▶
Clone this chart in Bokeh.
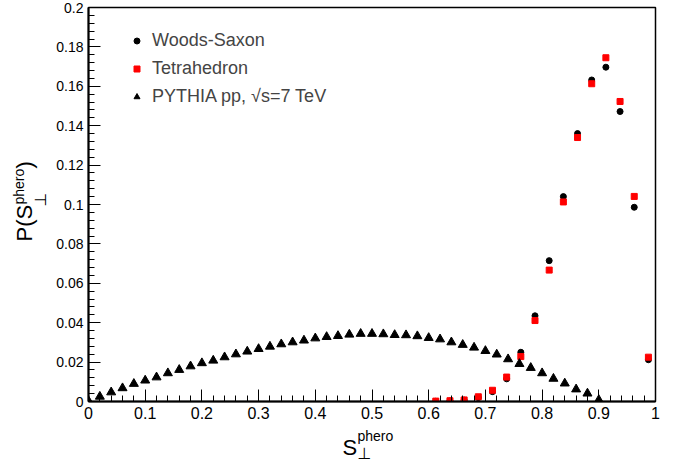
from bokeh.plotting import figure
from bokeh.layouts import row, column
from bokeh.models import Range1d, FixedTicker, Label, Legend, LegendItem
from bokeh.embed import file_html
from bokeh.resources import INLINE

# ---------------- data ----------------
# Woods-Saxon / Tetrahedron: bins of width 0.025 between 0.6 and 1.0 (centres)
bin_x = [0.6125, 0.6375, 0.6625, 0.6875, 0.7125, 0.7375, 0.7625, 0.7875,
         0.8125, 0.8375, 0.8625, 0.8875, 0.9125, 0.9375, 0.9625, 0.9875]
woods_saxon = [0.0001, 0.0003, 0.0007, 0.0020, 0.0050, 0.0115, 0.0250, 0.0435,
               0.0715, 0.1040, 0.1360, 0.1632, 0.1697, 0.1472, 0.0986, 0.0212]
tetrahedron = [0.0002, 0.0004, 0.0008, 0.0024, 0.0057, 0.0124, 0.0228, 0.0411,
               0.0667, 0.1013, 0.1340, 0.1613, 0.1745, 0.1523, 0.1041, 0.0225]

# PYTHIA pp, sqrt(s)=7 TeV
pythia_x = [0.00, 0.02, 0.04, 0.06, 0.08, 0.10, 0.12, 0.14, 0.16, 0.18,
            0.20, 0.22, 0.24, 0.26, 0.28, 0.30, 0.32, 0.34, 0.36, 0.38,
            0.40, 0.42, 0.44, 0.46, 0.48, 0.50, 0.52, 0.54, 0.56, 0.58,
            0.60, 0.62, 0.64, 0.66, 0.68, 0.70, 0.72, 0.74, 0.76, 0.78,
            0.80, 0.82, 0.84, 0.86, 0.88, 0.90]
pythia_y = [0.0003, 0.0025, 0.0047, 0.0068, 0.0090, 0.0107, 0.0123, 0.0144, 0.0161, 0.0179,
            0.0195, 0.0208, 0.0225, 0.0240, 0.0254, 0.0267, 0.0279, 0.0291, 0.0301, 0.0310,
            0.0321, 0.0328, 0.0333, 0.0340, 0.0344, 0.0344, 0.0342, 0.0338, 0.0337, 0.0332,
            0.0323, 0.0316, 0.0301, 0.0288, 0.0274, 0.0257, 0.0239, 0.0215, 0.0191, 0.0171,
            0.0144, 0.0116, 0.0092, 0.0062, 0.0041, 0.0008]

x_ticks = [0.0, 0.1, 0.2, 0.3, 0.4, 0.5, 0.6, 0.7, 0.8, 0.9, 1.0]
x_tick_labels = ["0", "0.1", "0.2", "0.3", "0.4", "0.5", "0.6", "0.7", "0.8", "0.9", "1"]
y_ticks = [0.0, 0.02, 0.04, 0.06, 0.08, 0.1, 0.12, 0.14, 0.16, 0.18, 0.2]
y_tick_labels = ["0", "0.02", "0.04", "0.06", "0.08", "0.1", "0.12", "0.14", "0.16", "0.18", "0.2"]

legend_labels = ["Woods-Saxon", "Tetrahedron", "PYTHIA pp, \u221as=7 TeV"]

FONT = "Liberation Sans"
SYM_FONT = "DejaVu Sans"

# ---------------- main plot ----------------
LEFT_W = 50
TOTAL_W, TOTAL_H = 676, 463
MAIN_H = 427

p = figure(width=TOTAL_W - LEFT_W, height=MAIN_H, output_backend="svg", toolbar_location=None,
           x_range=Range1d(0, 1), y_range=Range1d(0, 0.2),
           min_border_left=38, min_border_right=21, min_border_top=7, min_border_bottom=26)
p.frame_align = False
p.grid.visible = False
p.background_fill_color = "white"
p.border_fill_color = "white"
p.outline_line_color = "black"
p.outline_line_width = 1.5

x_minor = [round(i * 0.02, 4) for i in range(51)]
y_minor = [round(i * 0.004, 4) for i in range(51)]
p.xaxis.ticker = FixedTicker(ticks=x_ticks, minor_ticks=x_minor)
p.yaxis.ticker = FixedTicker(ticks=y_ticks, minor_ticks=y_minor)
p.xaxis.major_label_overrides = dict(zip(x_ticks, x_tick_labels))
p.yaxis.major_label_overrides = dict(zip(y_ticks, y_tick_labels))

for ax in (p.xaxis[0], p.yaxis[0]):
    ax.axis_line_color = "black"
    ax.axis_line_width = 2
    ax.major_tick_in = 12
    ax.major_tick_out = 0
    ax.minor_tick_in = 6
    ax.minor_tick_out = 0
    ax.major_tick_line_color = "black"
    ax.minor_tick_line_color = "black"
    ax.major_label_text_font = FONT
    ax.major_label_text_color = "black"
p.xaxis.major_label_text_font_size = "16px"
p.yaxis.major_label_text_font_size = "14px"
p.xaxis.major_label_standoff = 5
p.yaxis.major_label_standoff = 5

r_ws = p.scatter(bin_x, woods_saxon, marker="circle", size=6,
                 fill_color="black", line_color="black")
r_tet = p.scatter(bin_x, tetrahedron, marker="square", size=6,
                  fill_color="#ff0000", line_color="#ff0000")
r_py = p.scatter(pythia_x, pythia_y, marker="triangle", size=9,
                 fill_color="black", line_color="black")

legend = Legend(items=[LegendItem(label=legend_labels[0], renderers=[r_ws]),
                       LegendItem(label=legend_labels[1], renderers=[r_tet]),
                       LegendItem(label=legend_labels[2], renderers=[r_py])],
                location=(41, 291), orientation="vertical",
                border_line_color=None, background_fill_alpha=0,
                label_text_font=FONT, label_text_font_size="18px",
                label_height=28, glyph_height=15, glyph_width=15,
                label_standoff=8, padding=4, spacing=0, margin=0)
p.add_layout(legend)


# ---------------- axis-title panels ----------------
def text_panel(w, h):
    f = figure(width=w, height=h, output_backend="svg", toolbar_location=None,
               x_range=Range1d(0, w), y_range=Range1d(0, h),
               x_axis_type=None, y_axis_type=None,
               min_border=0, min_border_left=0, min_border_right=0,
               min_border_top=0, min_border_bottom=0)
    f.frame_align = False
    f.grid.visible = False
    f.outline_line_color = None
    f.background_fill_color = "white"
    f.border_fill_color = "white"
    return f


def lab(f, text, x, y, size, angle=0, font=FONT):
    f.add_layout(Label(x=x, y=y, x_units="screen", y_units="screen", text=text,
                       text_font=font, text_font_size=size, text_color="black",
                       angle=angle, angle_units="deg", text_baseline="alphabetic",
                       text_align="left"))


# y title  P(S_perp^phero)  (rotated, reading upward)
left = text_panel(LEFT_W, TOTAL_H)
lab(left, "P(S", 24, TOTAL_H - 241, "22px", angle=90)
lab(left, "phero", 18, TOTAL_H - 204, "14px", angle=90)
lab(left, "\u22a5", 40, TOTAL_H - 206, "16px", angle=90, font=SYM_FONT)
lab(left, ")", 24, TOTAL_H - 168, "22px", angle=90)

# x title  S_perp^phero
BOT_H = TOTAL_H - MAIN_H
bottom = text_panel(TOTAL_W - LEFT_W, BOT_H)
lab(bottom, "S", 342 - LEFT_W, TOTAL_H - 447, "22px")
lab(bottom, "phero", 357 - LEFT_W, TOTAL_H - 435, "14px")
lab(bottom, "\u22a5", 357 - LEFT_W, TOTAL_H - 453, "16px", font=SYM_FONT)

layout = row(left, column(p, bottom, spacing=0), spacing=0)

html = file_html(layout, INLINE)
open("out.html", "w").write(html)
◀
> **REQUIRED TASK**: Restate, line by line and word for word, everything from the top of the material through the line that contains "0.0667, 0.1013, 0.1340, 0.1613, 0.1745, 0.1523, 0.1041, 0.0225]". Leave pictures out.

> **RIGHT ANSWER**:
Clone this chart in Bokeh.
from bokeh.plotting import figure
from bokeh.layouts import row, column
from bokeh.models import Range1d, FixedTicker, Label, Legend, LegendItem
from bokeh.embed import file_html
from bokeh.resources import INLINE

# ---------------- data ----------------
# Woods-Saxon / Tetrahedron: bins of width 0.025 between 0.6 and 1.0 (centres)
bin_x = [0.6125, 0.6375, 0.6625, 0.6875, 0.7125, 0.7375, 0.7625, 0.7875,
         0.8125, 0.8375, 0.8625, 0.8875, 0.9125, 0.9375, 0.9625, 0.9875]
woods_saxon = [0.0001, 0.0003, 0.0007, 0.0020, 0.0050, 0.0115, 0.0250, 0.0435,
               0.0715, 0.1040, 0.1360, 0.1632, 0.1697, 0.1472, 0.0986, 0.0212]
tetrahedron = [0.0002, 0.0004, 0.0008, 0.0024, 0.0057, 0.0124, 0.0228, 0.0411,
               0.0667, 0.1013, 0.1340, 0.1613, 0.1745, 0.1523, 0.1041, 0.0225]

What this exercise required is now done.